▶ Problem description: All records must be quoted exactly. Omit the pictures.
** Start Entries shown **
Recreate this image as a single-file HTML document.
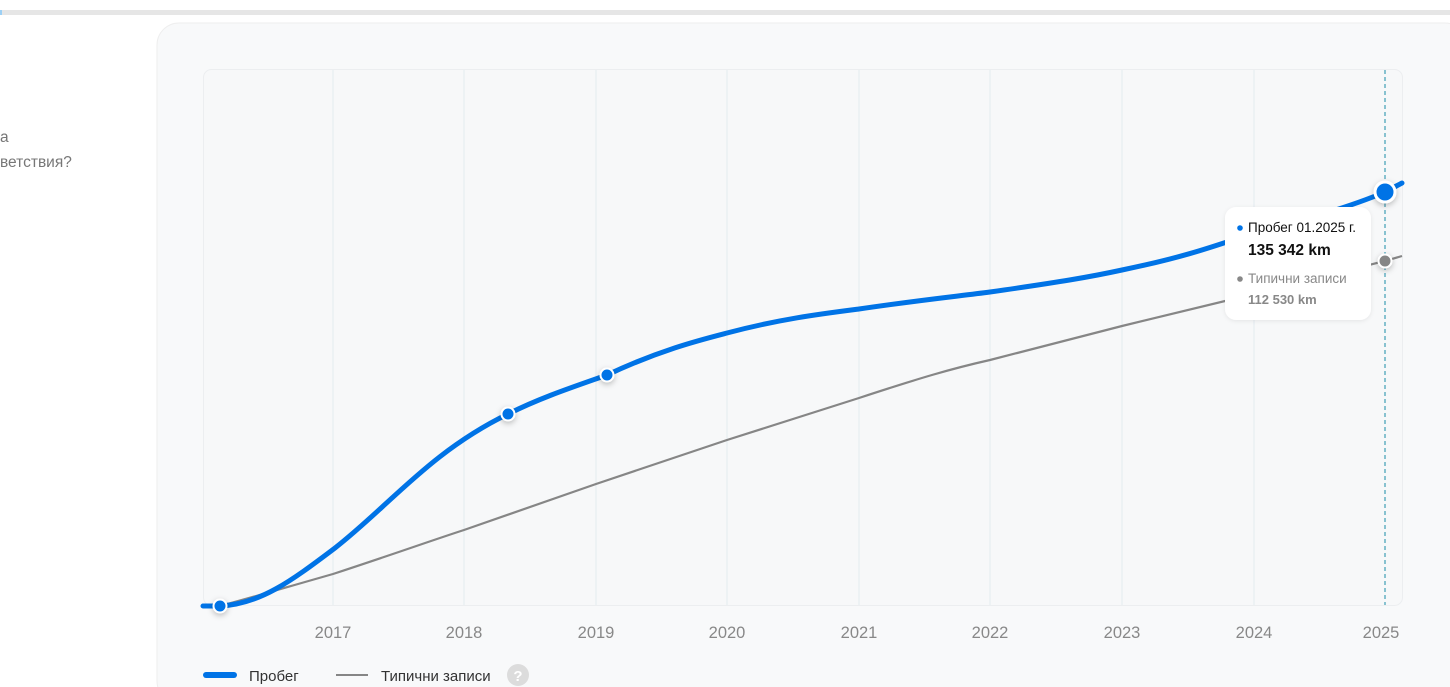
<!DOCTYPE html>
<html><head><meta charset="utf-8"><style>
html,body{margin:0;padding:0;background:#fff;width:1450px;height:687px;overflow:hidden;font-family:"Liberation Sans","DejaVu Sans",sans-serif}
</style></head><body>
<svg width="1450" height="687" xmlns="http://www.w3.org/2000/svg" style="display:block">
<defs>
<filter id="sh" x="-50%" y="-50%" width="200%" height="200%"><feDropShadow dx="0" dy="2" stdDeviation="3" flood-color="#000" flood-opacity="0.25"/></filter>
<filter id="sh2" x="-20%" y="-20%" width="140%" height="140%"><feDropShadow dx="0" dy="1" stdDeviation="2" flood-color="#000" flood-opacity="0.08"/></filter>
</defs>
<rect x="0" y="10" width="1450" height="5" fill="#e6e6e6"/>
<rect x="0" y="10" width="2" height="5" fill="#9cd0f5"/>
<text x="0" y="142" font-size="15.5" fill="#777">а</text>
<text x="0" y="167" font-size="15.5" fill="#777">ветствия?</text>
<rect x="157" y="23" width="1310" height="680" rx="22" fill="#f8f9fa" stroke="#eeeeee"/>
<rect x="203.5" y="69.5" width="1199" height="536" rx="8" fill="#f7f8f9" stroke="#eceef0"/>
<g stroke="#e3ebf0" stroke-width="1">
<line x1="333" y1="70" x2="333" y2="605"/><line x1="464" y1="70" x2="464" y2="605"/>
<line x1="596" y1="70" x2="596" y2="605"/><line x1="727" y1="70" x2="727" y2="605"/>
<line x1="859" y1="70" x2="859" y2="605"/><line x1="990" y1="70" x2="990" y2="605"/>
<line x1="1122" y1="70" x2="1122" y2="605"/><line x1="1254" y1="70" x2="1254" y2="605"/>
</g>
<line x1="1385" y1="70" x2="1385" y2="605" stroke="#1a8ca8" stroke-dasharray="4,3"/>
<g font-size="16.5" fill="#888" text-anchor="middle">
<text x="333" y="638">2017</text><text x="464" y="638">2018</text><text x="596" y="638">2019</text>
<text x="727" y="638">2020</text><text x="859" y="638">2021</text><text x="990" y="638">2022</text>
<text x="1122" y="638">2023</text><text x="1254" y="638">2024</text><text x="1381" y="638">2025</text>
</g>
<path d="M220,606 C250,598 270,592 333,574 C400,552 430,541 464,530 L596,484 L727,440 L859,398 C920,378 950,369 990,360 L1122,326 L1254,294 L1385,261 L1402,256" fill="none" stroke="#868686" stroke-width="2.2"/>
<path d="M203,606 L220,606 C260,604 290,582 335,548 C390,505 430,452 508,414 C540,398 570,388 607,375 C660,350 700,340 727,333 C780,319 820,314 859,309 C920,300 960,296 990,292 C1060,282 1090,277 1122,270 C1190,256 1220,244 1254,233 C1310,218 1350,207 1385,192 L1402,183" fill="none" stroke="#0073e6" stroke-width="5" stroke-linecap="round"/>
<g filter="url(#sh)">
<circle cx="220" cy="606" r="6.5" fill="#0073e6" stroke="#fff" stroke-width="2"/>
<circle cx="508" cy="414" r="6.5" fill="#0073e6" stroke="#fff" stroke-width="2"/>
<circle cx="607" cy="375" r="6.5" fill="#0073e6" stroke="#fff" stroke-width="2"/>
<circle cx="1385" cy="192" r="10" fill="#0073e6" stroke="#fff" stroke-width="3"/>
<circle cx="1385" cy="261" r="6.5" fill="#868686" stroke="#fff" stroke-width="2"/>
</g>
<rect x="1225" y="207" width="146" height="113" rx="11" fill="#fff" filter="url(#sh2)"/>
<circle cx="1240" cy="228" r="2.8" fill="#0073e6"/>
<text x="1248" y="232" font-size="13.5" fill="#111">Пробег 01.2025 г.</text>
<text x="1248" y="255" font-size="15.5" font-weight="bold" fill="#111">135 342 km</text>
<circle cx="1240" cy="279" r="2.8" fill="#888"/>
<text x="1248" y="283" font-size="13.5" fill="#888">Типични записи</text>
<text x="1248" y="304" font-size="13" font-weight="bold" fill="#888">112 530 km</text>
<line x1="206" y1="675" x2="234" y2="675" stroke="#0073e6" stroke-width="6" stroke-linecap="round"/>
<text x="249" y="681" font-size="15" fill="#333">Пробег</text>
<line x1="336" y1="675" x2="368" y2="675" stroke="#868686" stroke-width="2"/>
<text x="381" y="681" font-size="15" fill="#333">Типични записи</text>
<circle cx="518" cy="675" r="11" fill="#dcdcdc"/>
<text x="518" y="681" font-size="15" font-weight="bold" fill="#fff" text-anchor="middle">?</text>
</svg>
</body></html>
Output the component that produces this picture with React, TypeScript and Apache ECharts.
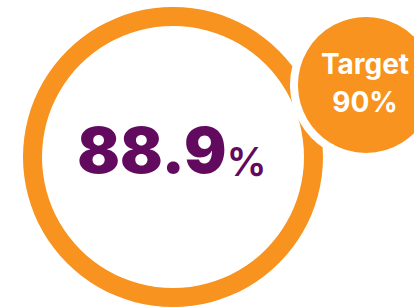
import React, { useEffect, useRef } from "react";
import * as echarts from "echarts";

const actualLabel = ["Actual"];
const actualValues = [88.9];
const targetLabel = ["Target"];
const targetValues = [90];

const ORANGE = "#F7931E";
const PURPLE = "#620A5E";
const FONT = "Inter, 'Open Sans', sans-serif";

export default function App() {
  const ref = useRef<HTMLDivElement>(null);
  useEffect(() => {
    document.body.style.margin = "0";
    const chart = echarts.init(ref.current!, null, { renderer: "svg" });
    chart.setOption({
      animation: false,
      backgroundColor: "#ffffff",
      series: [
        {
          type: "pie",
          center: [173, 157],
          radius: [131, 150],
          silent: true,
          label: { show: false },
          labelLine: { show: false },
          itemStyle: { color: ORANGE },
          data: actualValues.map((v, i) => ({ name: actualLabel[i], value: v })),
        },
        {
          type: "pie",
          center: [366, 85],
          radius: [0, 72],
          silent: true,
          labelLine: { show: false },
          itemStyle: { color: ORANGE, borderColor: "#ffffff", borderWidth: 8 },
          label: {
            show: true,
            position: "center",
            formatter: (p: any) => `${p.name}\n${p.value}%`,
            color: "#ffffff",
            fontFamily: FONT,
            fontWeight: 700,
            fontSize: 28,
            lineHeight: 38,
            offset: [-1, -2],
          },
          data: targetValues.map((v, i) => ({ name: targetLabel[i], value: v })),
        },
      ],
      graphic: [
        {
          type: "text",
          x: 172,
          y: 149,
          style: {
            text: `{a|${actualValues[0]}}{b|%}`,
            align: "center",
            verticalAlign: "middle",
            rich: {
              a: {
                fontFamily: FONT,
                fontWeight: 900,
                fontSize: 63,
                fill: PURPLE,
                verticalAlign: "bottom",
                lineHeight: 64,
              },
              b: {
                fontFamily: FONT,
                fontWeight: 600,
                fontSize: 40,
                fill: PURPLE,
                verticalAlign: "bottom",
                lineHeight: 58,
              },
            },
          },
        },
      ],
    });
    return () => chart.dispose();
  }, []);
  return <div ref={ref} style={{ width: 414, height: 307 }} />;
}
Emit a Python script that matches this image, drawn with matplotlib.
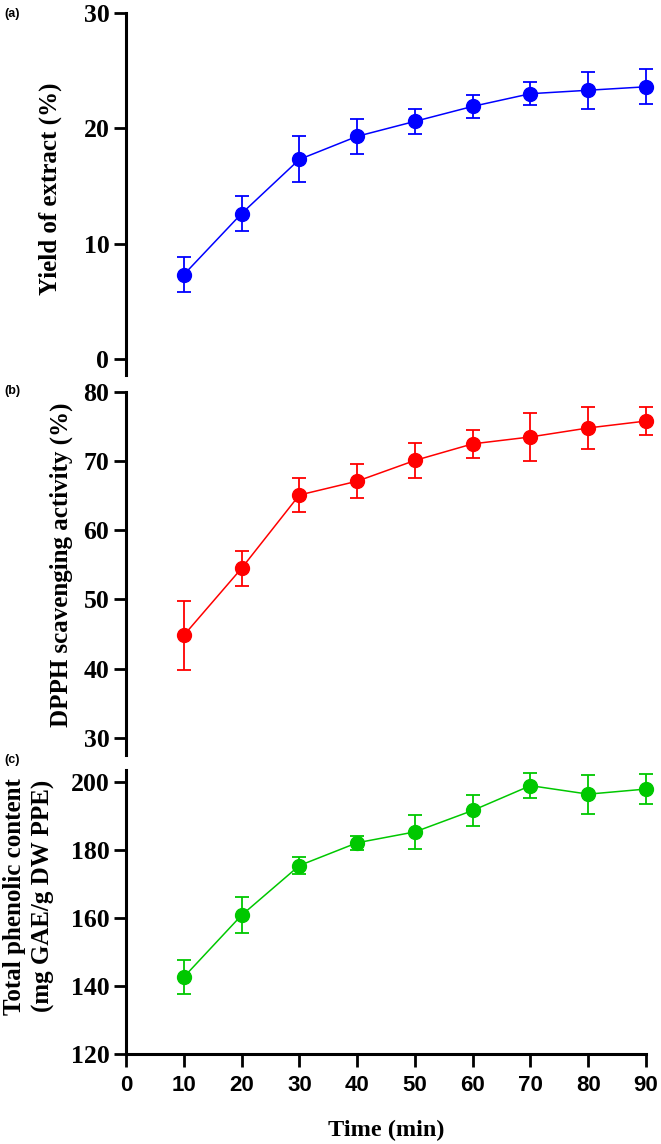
** End Entries shown **
▶ Task result:
Recreate this image as a single-file HTML document.
<!DOCTYPE html>
<html><head><meta charset="utf-8"><style>
html,body{margin:0;padding:0;background:#fff;width:1450px;height:687px;overflow:hidden;font-family:"Liberation Sans","DejaVu Sans",sans-serif}
</style></head><body>
<svg width="1450" height="687" xmlns="http://www.w3.org/2000/svg" style="display:block">
<defs>
<filter id="sh" x="-50%" y="-50%" width="200%" height="200%"><feDropShadow dx="0" dy="2" stdDeviation="3" flood-color="#000" flood-opacity="0.25"/></filter>
<filter id="sh2" x="-20%" y="-20%" width="140%" height="140%"><feDropShadow dx="0" dy="1" stdDeviation="2" flood-color="#000" flood-opacity="0.08"/></filter>
</defs>
<rect x="0" y="10" width="1450" height="5" fill="#e6e6e6"/>
<rect x="0" y="10" width="2" height="5" fill="#9cd0f5"/>
<text x="0" y="142" font-size="15.5" fill="#777">а</text>
<text x="0" y="167" font-size="15.5" fill="#777">ветствия?</text>
<rect x="157" y="23" width="1310" height="680" rx="22" fill="#f8f9fa" stroke="#eeeeee"/>
<rect x="203.5" y="69.5" width="1199" height="536" rx="8" fill="#f7f8f9" stroke="#eceef0"/>
<g stroke="#e3ebf0" stroke-width="1">
<line x1="333" y1="70" x2="333" y2="605"/><line x1="464" y1="70" x2="464" y2="605"/>
<line x1="596" y1="70" x2="596" y2="605"/><line x1="727" y1="70" x2="727" y2="605"/>
<line x1="859" y1="70" x2="859" y2="605"/><line x1="990" y1="70" x2="990" y2="605"/>
<line x1="1122" y1="70" x2="1122" y2="605"/><line x1="1254" y1="70" x2="1254" y2="605"/>
</g>
<line x1="1385" y1="70" x2="1385" y2="605" stroke="#1a8ca8" stroke-dasharray="4,3"/>
<g font-size="16.5" fill="#888" text-anchor="middle">
<text x="333" y="638">2017</text><text x="464" y="638">2018</text><text x="596" y="638">2019</text>
<text x="727" y="638">2020</text><text x="859" y="638">2021</text><text x="990" y="638">2022</text>
<text x="1122" y="638">2023</text><text x="1254" y="638">2024</text><text x="1381" y="638">2025</text>
</g>
<path d="M220,606 C250,598 270,592 333,574 C400,552 430,541 464,530 L596,484 L727,440 L859,398 C920,378 950,369 990,360 L1122,326 L1254,294 L1385,261 L1402,256" fill="none" stroke="#868686" stroke-width="2.2"/>
<path d="M203,606 L220,606 C260,604 290,582 335,548 C390,505 430,452 508,414 C540,398 570,388 607,375 C660,350 700,340 727,333 C780,319 820,314 859,309 C920,300 960,296 990,292 C1060,282 1090,277 1122,270 C1190,256 1220,244 1254,233 C1310,218 1350,207 1385,192 L1402,183" fill="none" stroke="#0073e6" stroke-width="5" stroke-linecap="round"/>
<g filter="url(#sh)">
<circle cx="220" cy="606" r="6.5" fill="#0073e6" stroke="#fff" stroke-width="2"/>
<circle cx="508" cy="414" r="6.5" fill="#0073e6" stroke="#fff" stroke-width="2"/>
<circle cx="607" cy="375" r="6.5" fill="#0073e6" stroke="#fff" stroke-width="2"/>
<circle cx="1385" cy="192" r="10" fill="#0073e6" stroke="#fff" stroke-width="3"/>
<circle cx="1385" cy="261" r="6.5" fill="#868686" stroke="#fff" stroke-width="2"/>
</g>
<rect x="1225" y="207" width="146" height="113" rx="11" fill="#fff" filter="url(#sh2)"/>
<circle cx="1240" cy="228" r="2.8" fill="#0073e6"/>
<text x="1248" y="232" font-size="13.5" fill="#111">Пробег 01.2025 г.</text>
<text x="1248" y="255" font-size="15.5" font-weight="bold" fill="#111">135 342 km</text>
<circle cx="1240" cy="279" r="2.8" fill="#888"/>
<text x="1248" y="283" font-size="13.5" fill="#888">Типични записи</text>
<text x="1248" y="304" font-size="13" font-weight="bold" fill="#888">112 530 km</text>
<line x1="206" y1="675" x2="234" y2="675" stroke="#0073e6" stroke-width="6" stroke-linecap="round"/>
<text x="249" y="681" font-size="15" fill="#333">Пробег</text>
<line x1="336" y1="675" x2="368" y2="675" stroke="#868686" stroke-width="2"/>
<text x="381" y="681" font-size="15" fill="#333">Типични записи</text>
<circle cx="518" cy="675" r="11" fill="#dcdcdc"/>
<text x="518" y="681" font-size="15" font-weight="bold" fill="#fff" text-anchor="middle">?</text>
</svg>
</body></html>
Output the component that produces this picture with React, TypeScript and Apache ECharts.
import React, { useEffect, useRef } from "react";
import * as echarts from "echarts";

const actualLabel = ["Actual"];
const actualValues = [88.9];
const targetLabel = ["Target"];
const targetValues = [90];

const ORANGE = "#F7931E";
const PURPLE = "#620A5E";
const FONT = "Inter, 'Open Sans', sans-serif";

export default function App() {
  const ref = useRef<HTMLDivElement>(null);
  useEffect(() => {
    document.body.style.margin = "0";
    const chart = echarts.init(ref.current!, null, { renderer: "svg" });
    chart.setOption({
      animation: false,
      backgroundColor: "#ffffff",
      series: [
        {
          type: "pie",
          center: [173, 157],
          radius: [131, 150],
          silent: true,
          label: { show: false },
          labelLine: { show: false },
          itemStyle: { color: ORANGE },
          data: actualValues.map((v, i) => ({ name: actualLabel[i], value: v })),
        },
        {
          type: "pie",
          center: [366, 85],
          radius: [0, 72],
          silent: true,
          labelLine: { show: false },
          itemStyle: { color: ORANGE, borderColor: "#ffffff", borderWidth: 8 },
          label: {
            show: true,
            position: "center",
            formatter: (p: any) => `${p.name}\n${p.value}%`,
            color: "#ffffff",
            fontFamily: FONT,
            fontWeight: 700,
            fontSize: 28,
            lineHeight: 38,
            offset: [-1, -2],
          },
          data: targetValues.map((v, i) => ({ name: targetLabel[i], value: v })),
        },
      ],
      graphic: [
        {
          type: "text",
          x: 172,
          y: 149,
          style: {
            text: `{a|${actualValues[0]}}{b|%}`,
            align: "center",
            verticalAlign: "middle",
            rich: {
              a: {
                fontFamily: FONT,
                fontWeight: 900,
                fontSize: 63,
                fill: PURPLE,
                verticalAlign: "bottom",
                lineHeight: 64,
              },
              b: {
                fontFamily: FONT,
                fontWeight: 600,
                fontSize: 40,
                fill: PURPLE,
                verticalAlign: "bottom",
                lineHeight: 58,
              },
            },
          },
        },
      ],
    });
    return () => chart.dispose();
  }, []);
  return <div ref={ref} style={{ width: 414, height: 307 }} />;
}
Emit a Python script that matches this image, drawn with matplotlib.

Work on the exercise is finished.